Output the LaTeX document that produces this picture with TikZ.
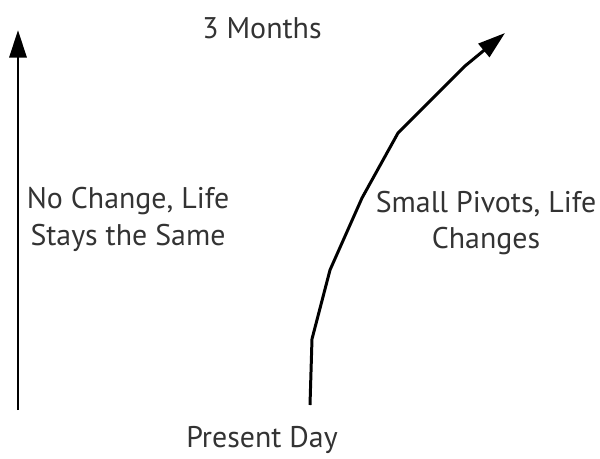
\documentclass[tikz,border=0pt]{standalone}
\usepackage{fontspec}
\setmainfont{PT Sans}
\usetikzlibrary{arrows.meta}

\tikzset{
  path line/.style={line width=1.7pt, line join=round},
  path arrow/.style={path line, -{Triangle[length=0.55cm, width=0.34cm]}},
  caption/.style={text=black!80, font=\fontsize{17}{21}\selectfont, align=center, inner sep=1pt}
}

\begin{document}
\begin{tikzpicture}[x=0.02cm, y=-0.02cm]
  \useasboundingbox (0,0) rectangle (600,458);

  % Draw the straight path on the left
  \coordinate (still start) at (18,410);
  \coordinate (still end) at (18,30);
  \draw[path arrow] (still start) -- (still end);

  % Draw the bending path on the right
  \coordinate (bend0) at (310,405);
  \coordinate (bend1) at (312,339);
  \coordinate (bend2) at (330,270);
  \coordinate (bend3) at (362,198);
  \coordinate (bend4) at (398,133);
  \coordinate (bend5) at (465,66);
  \coordinate (bend6) at (505,33);
  \draw[path arrow] (bend0) -- (bend1) -- (bend2) -- (bend3) -- (bend4) -- (bend5) -- (bend6);

  % Draw the labels
  \node[caption] (months) at (262,28) {3 Months};
  \node[caption] (today) at (262,440) {Present Day};
  \node[caption] (same) at (128,219) {No Change, Life\\Stays the Same};
  \node[caption, fill=white] (pivots) at (486,223) {Small Pivots, Life\\Changes};
\end{tikzpicture}
\end{document}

* [TO BE DONE]
Write the full listing out again with every line unchanged, but include no pictures.

* [ANSWER TO THIS PROBLEM]
Output the LaTeX document that produces this picture with TikZ.
\documentclass[tikz,border=0pt]{standalone}
\usepackage{fontspec}
\setmainfont{PT Sans}
\usetikzlibrary{arrows.meta}

\tikzset{
  path line/.style={line width=1.7pt, line join=round},
  path arrow/.style={path line, -{Triangle[length=0.55cm, width=0.34cm]}},
  caption/.style={text=black!80, font=\fontsize{17}{21}\selectfont, align=center, inner sep=1pt}
}

\begin{document}
\begin{tikzpicture}[x=0.02cm, y=-0.02cm]
  \useasboundingbox (0,0) rectangle (600,458);

  % Draw the straight path on the left
  \coordinate (still start) at (18,410);
  \coordinate (still end) at (18,30);
  \draw[path arrow] (still start) -- (still end);

  % Draw the bending path on the right
  \coordinate (bend0) at (310,405);
  \coordinate (bend1) at (312,339);
  \coordinate (bend2) at (330,270);
  \coordinate (bend3) at (362,198);
  \coordinate (bend4) at (398,133);
  \coordinate (bend5) at (465,66);
  \coordinate (bend6) at (505,33);
  \draw[path arrow] (bend0) -- (bend1) -- (bend2) -- (bend3) -- (bend4) -- (bend5) -- (bend6);

  % Draw the labels
  \node[caption] (months) at (262,28) {3 Months};
  \node[caption] (today) at (262,440) {Present Day};
  \node[caption] (same) at (128,219) {No Change, Life\\Stays the Same};
  \node[caption, fill=white] (pivots) at (486,223) {Small Pivots, Life\\Changes};
\end{tikzpicture}
\end{document}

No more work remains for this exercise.